GIVEN INSTRUCTION = Extract the lines from the start through the line that holds "const EPISODE_STEP_MILLIONS = 0.005;", both included, omitting all images.

DATA =
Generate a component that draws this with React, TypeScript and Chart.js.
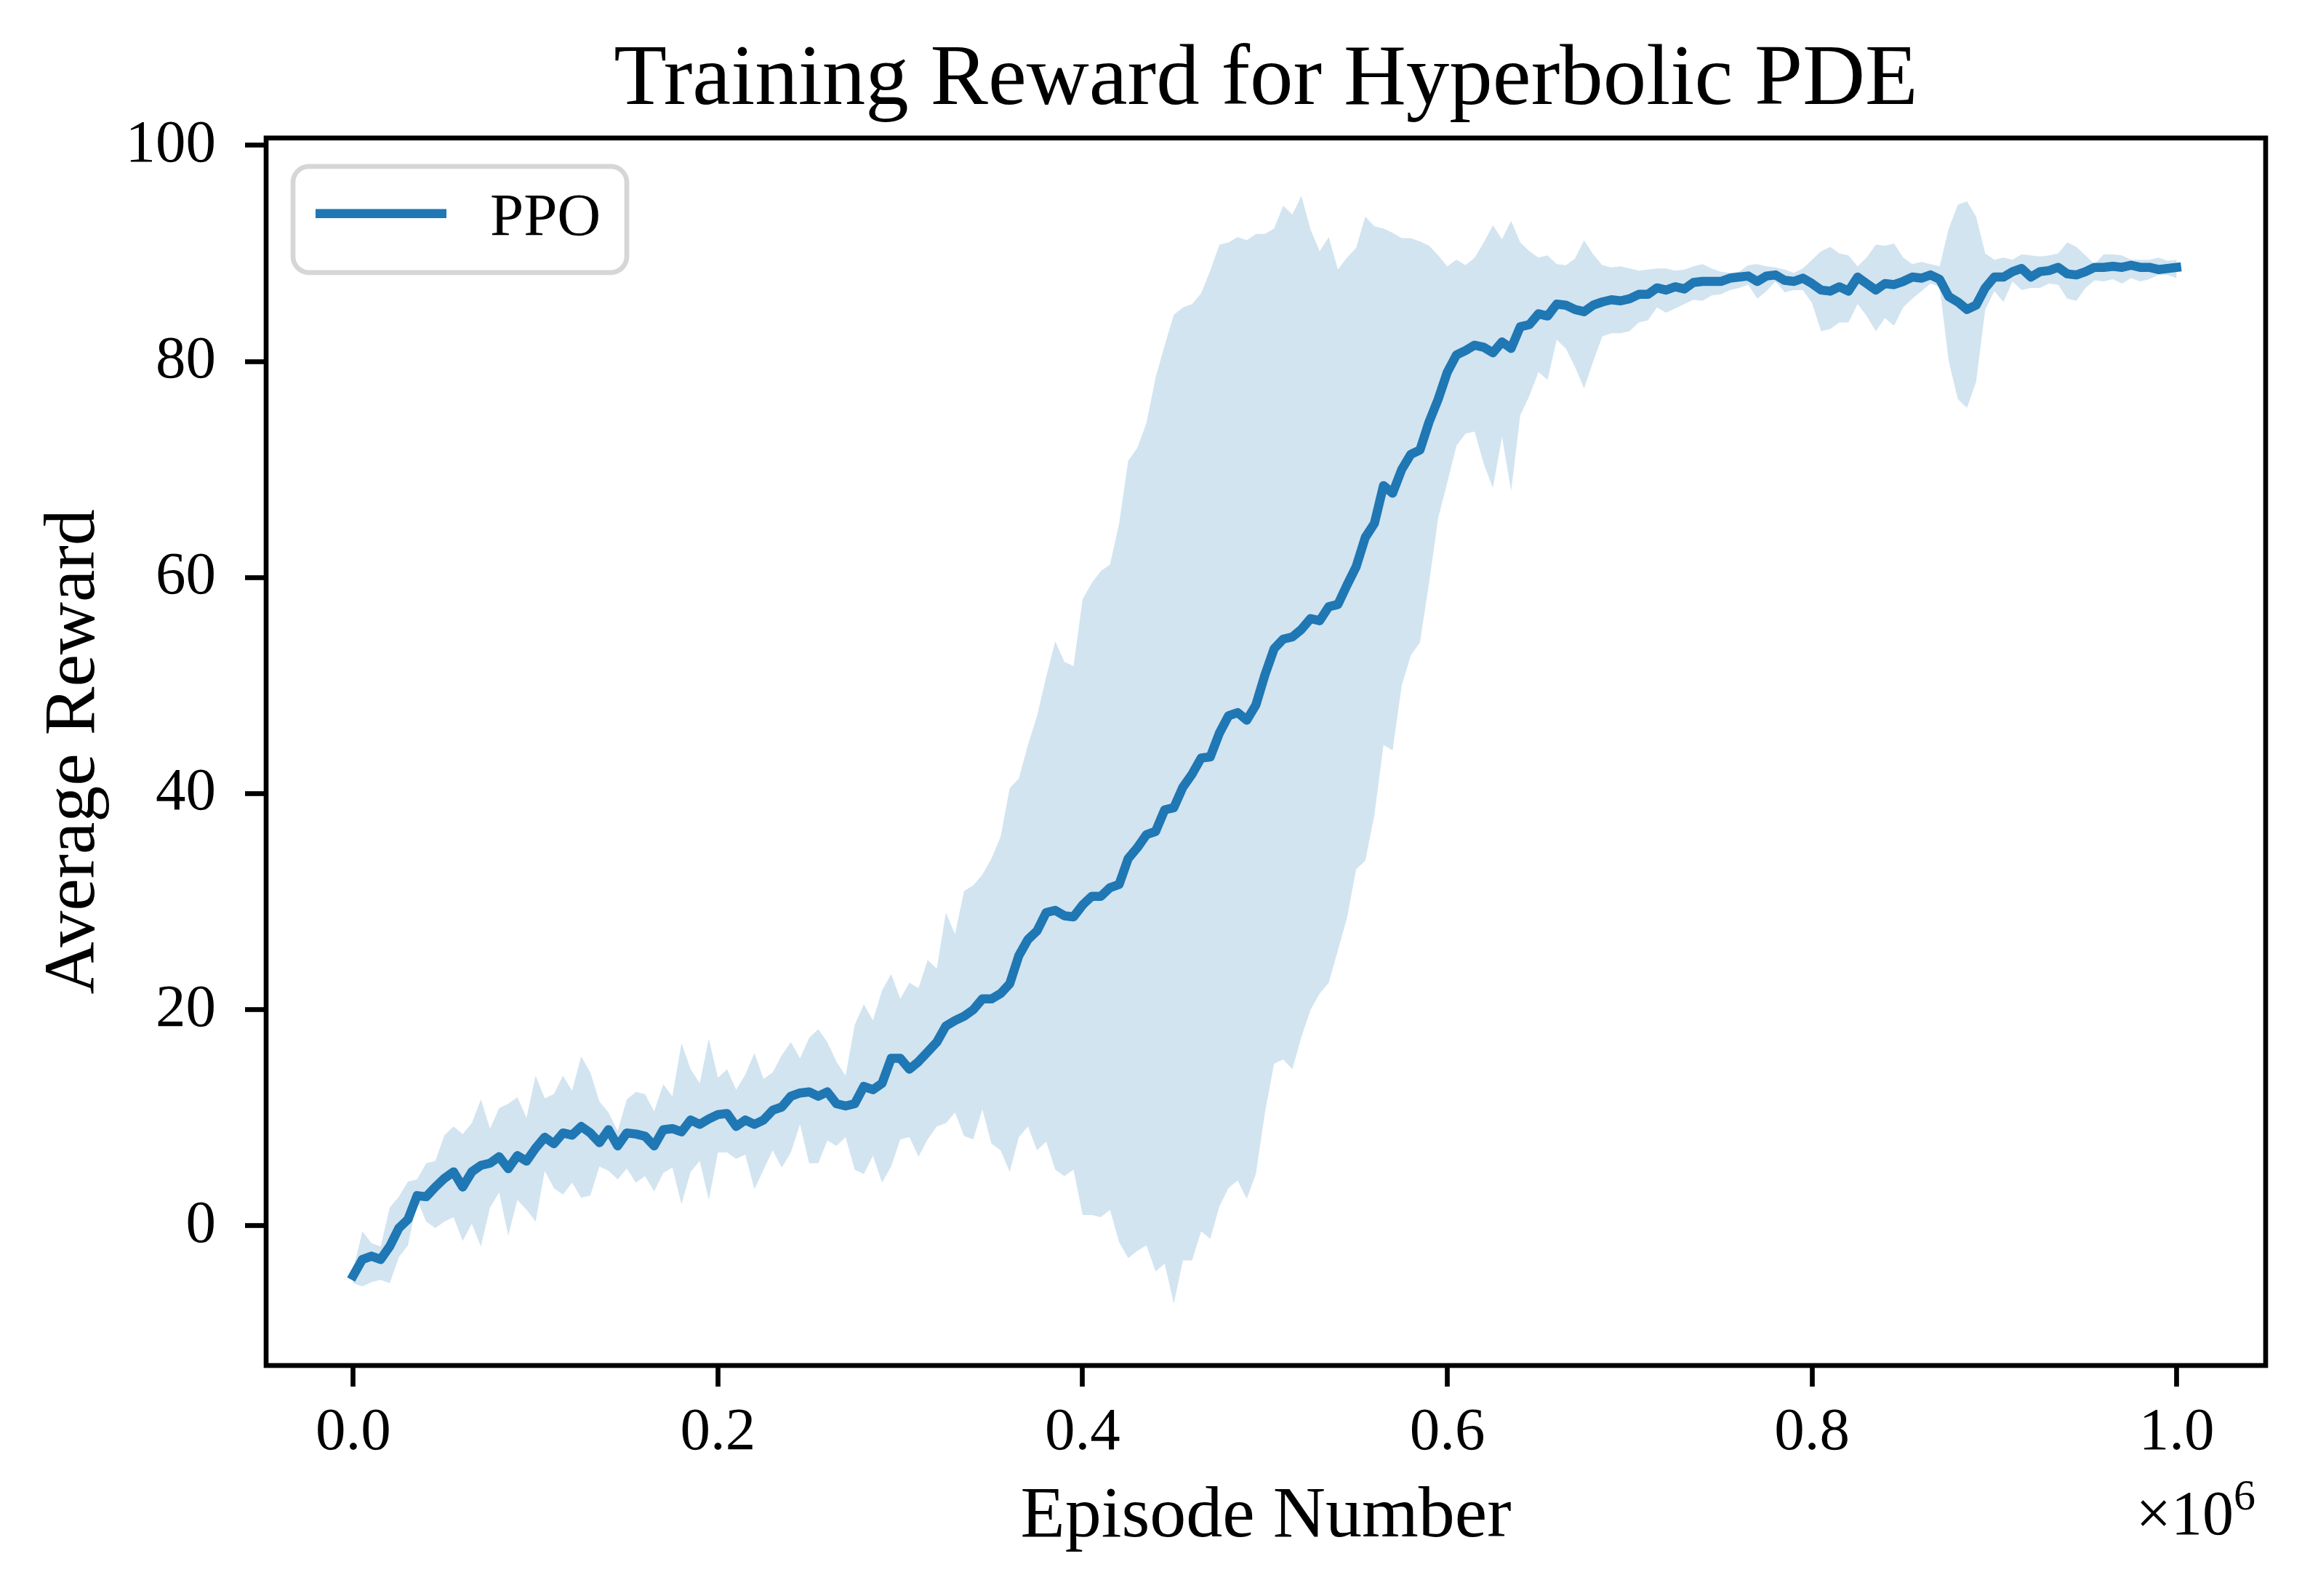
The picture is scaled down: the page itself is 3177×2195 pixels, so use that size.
import { useEffect, useRef } from "react";
import { Chart, registerables } from "chart.js";

Chart.register(...registerables);

// Episodes are logged every 5,000 steps; values below are plotted in millions of episodes.
const EPISODE_STEP_MILLIONS = 0.005;

const meanReward = [
  -4.6, -3.1, -2.8, -3.1, -1.9, -0.2, 0.6, 2.8, 2.7, 3.6,
  4.4, 5.0, 3.6, 5.0, 5.6, 5.8, 6.4, 5.3, 6.5, 6.0,
  7.2, 8.2, 7.6, 8.6, 8.4, 9.2, 8.6, 7.7, 8.9, 7.4,
  8.6, 8.5, 8.3, 7.4, 8.9, 9.0, 8.7, 9.8, 9.4, 9.9,
  10.3, 10.4, 9.2, 9.8, 9.4, 9.8, 10.7, 11.0, 12.0, 12.3,
  12.4, 12.0, 12.4, 11.3, 11.1, 11.3, 12.9, 12.6, 13.2, 15.5,
  15.5, 14.5, 15.2, 16.1, 17.0, 18.5, 19.0, 19.4, 20.0, 21.0,
  21.0, 21.5, 22.4, 25.0, 26.5, 27.3, 29.0, 29.2, 28.7, 28.6,
  29.7, 30.5, 30.5, 31.3, 31.6, 34.0, 35.0, 36.2, 36.5, 38.5,
  38.7, 40.6, 41.8, 43.3, 43.4, 45.6, 47.2, 47.5, 46.8, 48.2,
  51.0, 53.4, 54.3, 54.5, 55.2, 56.2, 56.0, 57.3, 57.5, 59.3,
  61.0, 63.7, 65.0, 68.5, 67.8, 70.0, 71.4, 71.8, 74.4, 76.5,
  79.0, 80.6, 81.0, 81.5, 81.3, 80.8, 81.8, 81.2, 83.2, 83.4,
  84.4, 84.2, 85.3, 85.2, 84.8, 84.6, 85.2, 85.5, 85.7, 85.6,
  85.8, 86.2, 86.2, 86.8, 86.6, 86.9, 86.7, 87.3, 87.4, 87.4,
  87.4, 87.7, 87.8, 87.9, 87.4, 87.9, 88.0, 87.5, 87.4, 87.7,
  87.2, 86.6, 86.5, 86.9, 86.5, 87.8, 87.2, 86.6, 87.2, 87.1,
  87.4, 87.8, 87.7, 88.0, 87.6, 86.0, 85.5, 84.8, 85.2, 86.8,
  87.8, 87.8, 88.3, 88.6, 87.8, 88.3, 88.4, 88.7, 88.1, 88.0,
  88.3, 88.7, 88.7, 88.8, 88.7, 88.9, 88.7, 88.7, 88.5, 88.6,
  88.7,
];

const upperBand = [
  -4.0, -0.5, -1.6, -1.9, 1.7, 2.7, 4.1, 4.3, 5.8, 6.0,
  8.4, 9.2, 8.5, 9.5, 11.7, 9.0, 10.9, 11.3, 11.9, 10.0,
  13.9, 11.8, 12.2, 13.9, 12.5, 15.7, 14.2, 11.5, 10.5, 8.8,
  11.7, 12.4, 12.2, 10.6, 13.1, 12.0, 16.9, 14.5, 13.2, 17.3,
  13.7, 14.5, 12.6, 14.0, 16.0, 13.6, 14.2, 15.8, 17.0, 15.5,
  17.4, 18.2, 17.0, 15.2, 13.9, 18.6, 20.5, 19.0, 21.8, 23.3,
  21.0, 22.5, 22.0, 24.6, 23.8, 29.0, 27.0, 31.0, 31.5, 32.5,
  34.0, 36.0, 40.5, 41.4, 44.5, 47.2, 50.8, 54.1, 52.2, 51.8,
  58.0, 59.5, 60.6, 61.2, 65.0, 70.8, 72.0, 74.3, 78.5, 81.5,
  84.3, 85.0, 85.3, 86.3, 88.4, 90.8, 91.0, 91.5, 91.2, 91.8,
  91.8, 92.3, 94.4, 93.6, 95.3, 92.2, 90.2, 91.5, 88.5, 89.6,
  90.5, 93.4, 92.5, 92.3, 91.9, 91.4, 91.4, 91.1, 90.7, 89.8,
  88.8, 89.4, 88.9, 89.6, 91.0, 92.6, 91.3, 93.0, 91.0, 90.2,
  89.6, 89.8, 89.0, 88.9, 89.5, 91.2, 89.9, 88.9, 88.7, 88.8,
  88.6, 88.4, 88.5, 88.6, 88.6, 88.4, 88.5, 88.8, 89.0, 88.6,
  88.3, 88.2, 88.3, 88.9, 89.0, 88.8, 88.7, 88.5, 88.2, 88.6,
  89.4, 90.2, 90.6, 90.0, 89.8, 88.8, 89.6, 90.8, 90.7, 90.9,
  89.6, 89.0, 89.2, 89.0, 88.8, 92.3, 94.5, 94.8, 93.4, 90.0,
  89.4, 89.6, 89.4, 89.9, 89.8, 89.7, 89.8, 90.0, 91.0, 90.6,
  89.8, 89.0, 89.9, 89.9, 89.8, 89.4, 89.4, 89.4, 89.6, 89.3,
  89.4,
];

const lowerBand = [
  -5.3, -5.6, -5.2, -5.0, -5.3, -2.9, -1.8, 2.4, 0.4, -0.2,
  0.4, 0.8, -1.4, 0.2, -1.9, 1.7, 3.1, -0.9, 2.4, 1.5,
  0.4, 5.1, 3.5, 2.9, 4.0, 2.6, 2.8, 5.5, 5.1, 4.3,
  5.3, 4.0, 4.6, 3.2, 4.9, 5.4, 2.0, 5.0, 6.0, 2.4,
  6.8, 6.8, 6.2, 6.6, 3.4, 5.2, 7.0, 5.4, 6.8, 9.4,
  5.8, 5.8, 7.9, 7.4, 8.2, 5.2, 4.8, 6.5, 4.0, 5.5,
  8.0, 8.2, 6.4, 8.0, 9.2, 9.5, 10.5, 8.3, 8.0, 10.8,
  7.6, 7.0, 5.0, 8.2, 9.2, 7.0, 7.8, 5.2, 4.6, 5.2,
  1.0, 1.0, 0.8, 1.5, -1.5, -3.0, -2.3, -1.8, -4.2, -3.5,
  -7.2, -3.2, -3.2, -0.5, -1.2, 1.8, 3.5, 4.2, 2.5, 4.8,
  10.5, 15.0, 15.4, 14.5, 17.5, 20.0, 21.5, 22.5, 25.5, 28.5,
  33.0, 33.8, 38.0, 44.5, 44.0, 50.0, 52.8, 54.0, 59.5, 65.5,
  68.8, 72.2, 73.3, 73.5, 70.5, 68.3, 73.0, 68.0, 75.0, 76.8,
  79.0, 78.3, 82.0, 81.2, 79.5, 77.5, 80.0, 82.3, 82.6, 82.6,
  82.8, 83.6, 83.8, 85.0, 84.5, 84.9, 85.3, 85.7, 85.6, 86.1,
  86.2, 86.6, 86.8, 87.1, 85.8, 86.5, 87.4, 86.4, 86.6, 86.6,
  85.4, 82.8, 83.0, 83.6, 83.6, 85.3, 84.2, 82.8, 84.0, 83.3,
  85.0, 85.8, 86.5, 87.2, 86.9, 80.0, 76.5, 75.7, 78.1, 84.8,
  86.5, 85.5, 87.4, 86.6, 86.8, 86.8, 87.2, 87.1, 85.8, 85.6,
  86.8, 87.5, 87.4, 87.6, 87.2, 87.7, 87.4, 87.6, 88.0, 88.0,
  87.7,
];

const xTickValues = [0, 0.2, 0.4, 0.6, 0.8, 1.0];
const yTickValues = [0, 20, 40, 60, 80, 100];

const seriesLabel = "PPO";
const chartTitle = "Training Reward for Hyperbolic PDE";
const xAxisLabel = "Episode Number";
const yAxisLabel = "Average Reward";
const xOffsetBase = "\u00d710";
const xOffsetExponent = "6";

const W = 3177;
const H = 2195;
const FONT = "'Liberation Serif', 'Times New Roman', Times, serif";
const BLUE = "#1f77b4";
const BAND = "rgba(31, 119, 180, 0.2)";
const SPINE = 6.67;
const TICK_LEN = 29;

const toPoints = (values: number[]) =>
  values.map((y, i) => ({ x: i * EPISODE_STEP_MILLIONS, y }));

// Axes frame, legend box and the x-axis scale factor text.
const decorations = {
  id: "decorations",
  afterDraw(chart: any) {
    const { ctx, chartArea: a } = chart;
    ctx.save();

    ctx.strokeStyle = "#000";
    ctx.lineWidth = SPINE;
    ctx.lineJoin = "miter";
    ctx.strokeRect(a.left, a.top, a.right - a.left, a.bottom - a.top);

    const lx = a.left + 37;
    const ly = a.top + 39;
    const lw = 459;
    const lh = 146;
    ctx.beginPath();
    ctx.roundRect(lx, ly, lw, lh, 22);
    ctx.fillStyle = "rgba(255,255,255,0.8)";
    ctx.fill();
    ctx.strokeStyle = "#d6d6d6";
    ctx.lineWidth = 6.67;
    ctx.stroke();

    ctx.strokeStyle = BLUE;
    ctx.lineWidth = 12.5;
    ctx.lineCap = "butt";
    ctx.beginPath();
    ctx.moveTo(lx + 31, ly + 65);
    ctx.lineTo(lx + 211, ly + 65);
    ctx.stroke();

    ctx.fillStyle = "#000";
    ctx.textAlign = "left";
    ctx.textBaseline = "alphabetic";
    ctx.font = `83px ${FONT}`;
    ctx.fillText(chart.data.datasets[0].label, lx + 271, ly + 94);

    const expFont = `60px ${FONT}`;
    ctx.font = expFont;
    const expW = ctx.measureText(xOffsetExponent).width;
    ctx.font = `86px ${FONT}`;
    const baseW = ctx.measureText(xOffsetBase).width;
    const right = a.right - 14;
    const baseY = a.bottom + 232;
    ctx.fillText(xOffsetBase, right - expW - baseW, baseY);
    ctx.font = expFont;
    ctx.fillText(xOffsetExponent, right - expW, baseY - 34);

    ctx.restore();
  },
};

export default function App() {
  const canvasRef = useRef<HTMLCanvasElement>(null);

  useEffect(() => {
    const canvas = canvasRef.current;
    if (!canvas) return;

    const tickFont = { family: FONT, size: 83 };

    const chart = new Chart(canvas, {
      type: "line",
      data: {
        datasets: [
          {
            label: seriesLabel,
            data: toPoints(meanReward),
            borderColor: BLUE,
            borderWidth: 12.5,
            pointRadius: 0,
            tension: 0,
            fill: false,
            borderJoinStyle: "round",
            borderCapStyle: "square",
          },
          {
            label: "upper",
            data: toPoints(upperBand),
            borderColor: "transparent",
            borderWidth: 0,
            pointRadius: 0,
            tension: 0,
            fill: "+1",
            backgroundColor: BAND,
          },
          {
            label: "lower",
            data: toPoints(lowerBand),
            borderColor: "transparent",
            borderWidth: 0,
            pointRadius: 0,
            tension: 0,
            fill: false,
          },
        ],
      },
      options: {
        animation: false,
        responsive: false,
        devicePixelRatio: 1,
        events: [],
        layout: { padding: { left: 0, right: 61, top: 0, bottom: 0 } },
        plugins: {
          legend: { display: false },
          tooltip: { enabled: false },
          title: {
            display: true,
            text: chartTitle,
            color: "#000",
            fullSize: false,
            font: { family: FONT, size: 119, weight: "normal" },
            padding: { top: 40, bottom: 7 },
          },
        },
        scales: {
          x: {
            type: "linear",
            min: -0.0478,
            max: 1.0488,
            afterBuildTicks: (scale: any) => {
              scale.ticks = xTickValues.map((v) => ({ value: v }));
            },
            afterFit: (scale: any) => {
              scale.height = 317;
            },
            ticks: {
              color: "#000",
              font: tickFont,
              padding: 14,
              maxRotation: 0,
              autoSkip: false,
              callback: (v: any) => Number(v).toFixed(1),
            },
            grid: {
              display: true,
              drawOnChartArea: false,
              drawTicks: true,
              tickLength: TICK_LEN,
              tickWidth: SPINE,
              tickColor: "#000",
            },
            border: { display: false },
            title: {
              display: true,
              text: xAxisLabel,
              color: "#000",
              font: { family: FONT, size: 100 },
              padding: { top: 0, bottom: 48 },
            },
          },
          y: {
            type: "linear",
            min: -12.92,
            max: 100.67,
            afterBuildTicks: (scale: any) => {
              scale.ticks = yTickValues.map((v) => ({ value: v }));
            },
            afterFit: (scale: any) => {
              scale.width = 366;
            },
            ticks: {
              color: "#000",
              font: tickFont,
              padding: 40,
              autoSkip: false,
              callback: (v: any) => String(v),
            },
            grid: {
              display: true,
              drawOnChartArea: false,
              drawTicks: true,
              tickLength: TICK_LEN,
              tickWidth: SPINE,
              tickColor: "#000",
            },
            border: { display: false },
            title: {
              display: true,
              text: yAxisLabel,
              color: "#000",
              font: { family: FONT, size: 100 },
              padding: { top: 43, bottom: 0 },
            },
          },
        },
      },
      plugins: [decorations],
    } as any);

    return () => chart.destroy();
  }, []);

  return (
    <div
      style={{
        position: "fixed",
        left: 0,
        top: 0,
        width: W,
        height: H,
        background: "#fff",
      }}
    >
      <canvas
        ref={canvasRef}
        width={W}
        height={H}
        style={{ width: W, height: H, display: "block" }}
      />
    </div>
  );
}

REPLY =
Generate a component that draws this with React, TypeScript and Chart.js.
The picture is scaled down: the page itself is 3177×2195 pixels, so use that size.
import { useEffect, useRef } from "react";
import { Chart, registerables } from "chart.js";

Chart.register(...registerables);

// Episodes are logged every 5,000 steps; values below are plotted in millions of episodes.
const EPISODE_STEP_MILLIONS = 0.005;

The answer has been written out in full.